Revolution, Right of
REVOLUTION, RIGHT OF
REVOLUTION, RIGHT OF. Revolution is the over-throw of an established government, but to assert a right of revolution is to imply that such an upheaval is legitimate. It should therefore be distinguished from insurrection, coup d'état, and especially rebellion, for rebellion is opposition to all authority rather than resistance to unlawful power.
There are two major streams of thought that ultimately formed the right of revolution at the time of the American Revolution. The first came from the Protestant Reformation. John Calvin, while warning against popular insurrection, argued that magistrates had a positive duty to defend the people's freedoms against monarchs who disobeyed God's commands. John Knox expanded this doctrine, urging popular revolution in Scotland in 1560. The revolutionary faith of Scottish Presbyterianism strongly influenced English Puritans in their struggle against divine right monarchy, ultimately leading to the English Civil War and the execution of Charles I in 1649. The monarchy was restored in 1660, however, in reaction to the religious radicalism of the Commonwealth.
The second major stream of thought was developed in the 1680s against the increasing absolutism of the later Stuarts. Parliament established a constitutional monarchy in the Glorious Revolution of 1688, relying on John Locke's secular social contract theory. Individuals in a state of nature delegated power to government for the protection of their lives, liberties, and estates, but when lawmakers acted contrary to these ends, they used force without right and thus made themselves "rebels" in "a state of War with the People, who [were] thereupon absolved from any farther Obedience," as Locke argued in his Second Treatise on Government (1690). Power then reverted to the people, who had the sovereign right to dissolve the government and form it anew. Locke's was an ideology of successful revolution, but in the early eighteenth century a "country" opposition emerged against England's monarchy. John Trenchard and Thomas Gordon warned of government's inherent tendency to subvert popular liberty and corrupt the "mixed" constitution, but while this radical Whig ideology was marginal in England, it became the lens through which many Americans viewed British actions.

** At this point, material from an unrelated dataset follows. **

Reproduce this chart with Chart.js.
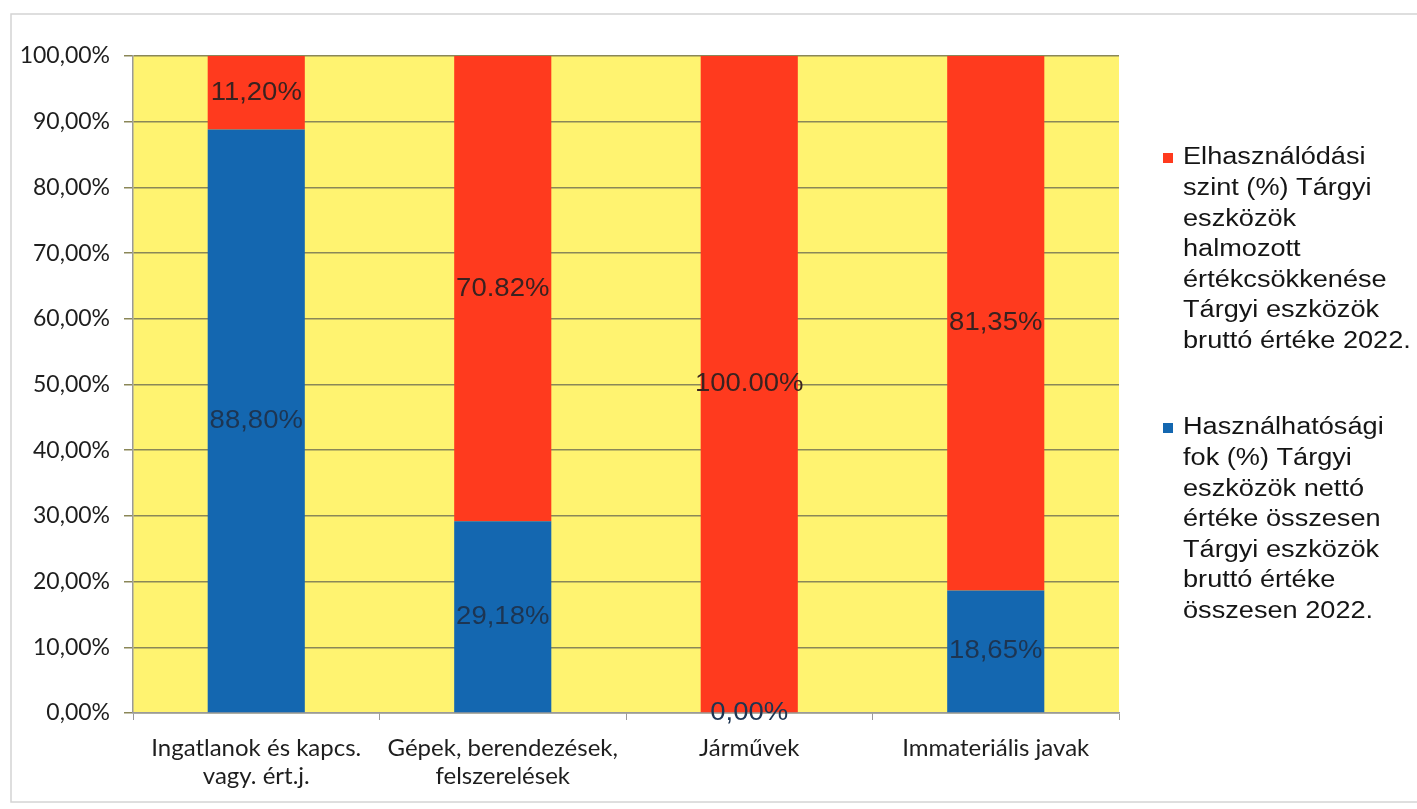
<!DOCTYPE html>
<html>
<head>
<meta charset="utf-8">
<script src="https://cdn.jsdelivr.net/npm/chart.js@4"></script>
<style>
  html, body { margin: 0; padding: 0; background: #fff; }
  #wrap { width: 1417px; height: 809px; position: relative; }
</style>
</head>
<body>
<div id="wrap"><canvas id="chart"></canvas></div>
<script>
const categories = [
    ['Ingatlanok és kapcs.', 'vagy. ért.j.'],
    ['Gépek, berendezések,', 'felszerelések'],
    'Járművek',
    'Immateriális javak'
];
const usableValues = [88.80, 29.18, 0.00, 18.65];
const wornValues = [11.20, 70.82, 100.00, 81.35];
const usableLabels = ['88,80%', '29,18%', '0,00%', '18,65%'];
const wornLabels = ['11,20%', '70.82%', '100.00%', '81,35%'];
const yTicks = [0, 10, 20, 30, 40, 50, 60, 70, 80, 90, 100];

const wornName = ['Elhasználódási', 'szint (%) Tárgyi', 'eszközök', 'halmozott',
    'értékcsökkenése', 'Tárgyi eszközök', 'bruttó értéke 2022.'];
const usableName = ['Használhatósági', 'fok (%) Tárgyi', 'eszközök nettó',
    'értéke összesen', 'Tárgyi eszközök', 'bruttó értéke', 'összesen 2022.'];

const RED = '#ff3a1e';
const BLUE = '#1467b0';
const YELLOW = '#fff370';

// text drawn slightly stretched sideways, the source was a wide scan
function wideText(ctx, text, x, y, sx) {
    ctx.save();
    ctx.translate(x, y);
    ctx.scale(sx, 1);
    ctx.fillText(text, 0, 0);
    ctx.restore();
}

// yellow plot background + outer frame
const backdrop = {
    id: 'backdrop',
    beforeDraw(chart) {
        const { ctx, chartArea: a } = chart;
        ctx.save();
        ctx.fillStyle = YELLOW;
        ctx.fillRect(a.left, a.top, a.right - a.left, a.bottom - a.top);
        ctx.strokeStyle = '#d4d4d4';
        ctx.lineWidth = 1.5;
        ctx.strokeRect(11, 14, 1420, 788);
        ctx.restore();
    }
};

// value labels centered in each bar segment
const segLabels = {
    id: 'segLabels',
    afterDatasetsDraw(chart) {
        const ctx = chart.ctx;
        ctx.save();
        ctx.font = '25px "Liberation Sans", Arial, sans-serif';
        ctx.textAlign = 'center';
        ctx.textBaseline = 'middle';
        chart.data.datasets.forEach((ds, i) => {
            const meta = chart.getDatasetMeta(i);
            meta.data.forEach((bar, j) => {
                const y = (bar.y + bar.base) / 2;
                ctx.fillStyle = i === 0 ? '#1d3552' : '#3a2220';
                wideText(ctx, ds.valueLabels[j], bar.x, y, 1.1);
            });
        });
        ctx.restore();
    }
};

// legend on the right, wrapped text like the original
const sideLegend = {
    id: 'sideLegend',
    afterDraw(chart) {
        const ctx = chart.ctx;
        ctx.save();
        ctx.font = '23px "Liberation Sans", Arial, sans-serif';
        ctx.textBaseline = 'middle';
        const blocks = [
            { color: RED, lines: wornName, top: 158 },
            { color: BLUE, lines: usableName, top: 428 }
        ];
        blocks.forEach(b => {
            ctx.fillStyle = b.color;
            ctx.fillRect(1163, b.top - 5, 10, 10);
            ctx.fillStyle = '#151515';
            b.lines.forEach((t, k) => wideText(ctx, t, 1183, b.top + k * 30.6, 1.18));
        });
        ctx.restore();
    }
};

new Chart(document.getElementById('chart'), {
    type: 'bar',
    data: {
        labels: categories,
        datasets: [
            { label: usableName.join(' '), data: usableValues, valueLabels: usableLabels,
              backgroundColor: BLUE, categoryPercentage: 1, barPercentage: 0.394 },
            { label: wornName.join(' '), data: wornValues, valueLabels: wornLabels,
              backgroundColor: RED, categoryPercentage: 1, barPercentage: 0.394 }
        ]
    },
    options: {
        responsive: true,
        maintainAspectRatio: false,
        animation: false,
        layout: { padding: { top: 56, right: 298, left: 0, bottom: 0 } },
        plugins: {
            legend: { display: false },
            tooltip: { enabled: false }
        },
        scales: {
            x: {
                stacked: true,
                afterFit(s) { s.height = 96; },
                border: { color: '#9a9a9a', width: 1.5 },
                grid: { drawOnChartArea: false, drawTicks: true, tickLength: 7, color: '#9a9a9a', offset: true },
                ticks: {
                    color: '#1e1e1e',
                    padding: 14,
                    maxRotation: 0,
                    autoSkip: false,
                    font: { family: 'Lato, "Open Sans", sans-serif', size: 24, lineHeight: 1.17 }
                }
            },
            y: {
                stacked: true,
                min: 0,
                max: 100,
                afterFit(s) { s.width = 133; },
                afterBuildTicks(s) { s.ticks = yTicks.map(v => ({ value: v })); },
                border: { color: '#9a9a9a', width: 1.5 },
                grid: { color: '#8a8758', lineWidth: 1.5, tickLength: 9 },
                ticks: {
                    color: '#1e1e1e',
                    padding: 14,
                    font: { family: 'Lato, "Open Sans", sans-serif', size: 23 },
                    callback: v => v.toFixed(2).replace('.', ',') + '%'
                }
            }
        }
    },
    plugins: [backdrop, segLabels, sideLegend]
});
</script>
</body>
</html>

These streams were continually reinforced in addresses such as Jonathan Mayhew's Discourse Concerning Unlimited Submission (1750), given on the anniversary of Charles I's beheading. British efforts to tighten control of its empire after 1763 were interpreted by American revolutionaries as leading to arbitrary rule. Thomas Jefferson justified independence on Lockean grounds, arguing in the Declaration of Independence that "when a long train of abuses and usurpations … evinces a design to reduce them under absolute Despotism," it is the right and duty of the people "to throw off such Government." In this respect, the goal of the American Revolution, wrote Bernard Bailyn in The Ideological Origins of the American Revolution (1967), was not "the overthrow or even the alteration of the existing social order but the preservation of political liberty threatened by the apparent corruption of the constitution."
These revolutionary ideas were exported to France, Haiti, and Latin America, in works such as Thomas Paine'sThe Rights of Man (1791), although others like Edmund Burke, in his Reflections on the Revolution in France (1790), attempted to distance American doctrines from French radicalism. Jefferson himself recommended frequent recourse to revolution, although many Americans opposed it, especially when Southerners used the right of revolution to defend secession in the 1860s. Since the Civil War, the right of revolution has been interpreted by most Americans as having only limited application.
Bailyn, Bernard. The Ideological Origins of the American Revolution. Cambridge, Mass.: Harvard University Press, 1967.
Wood, Gordon. The Radicalism of the American Revolution. New York: Knopf, 1992.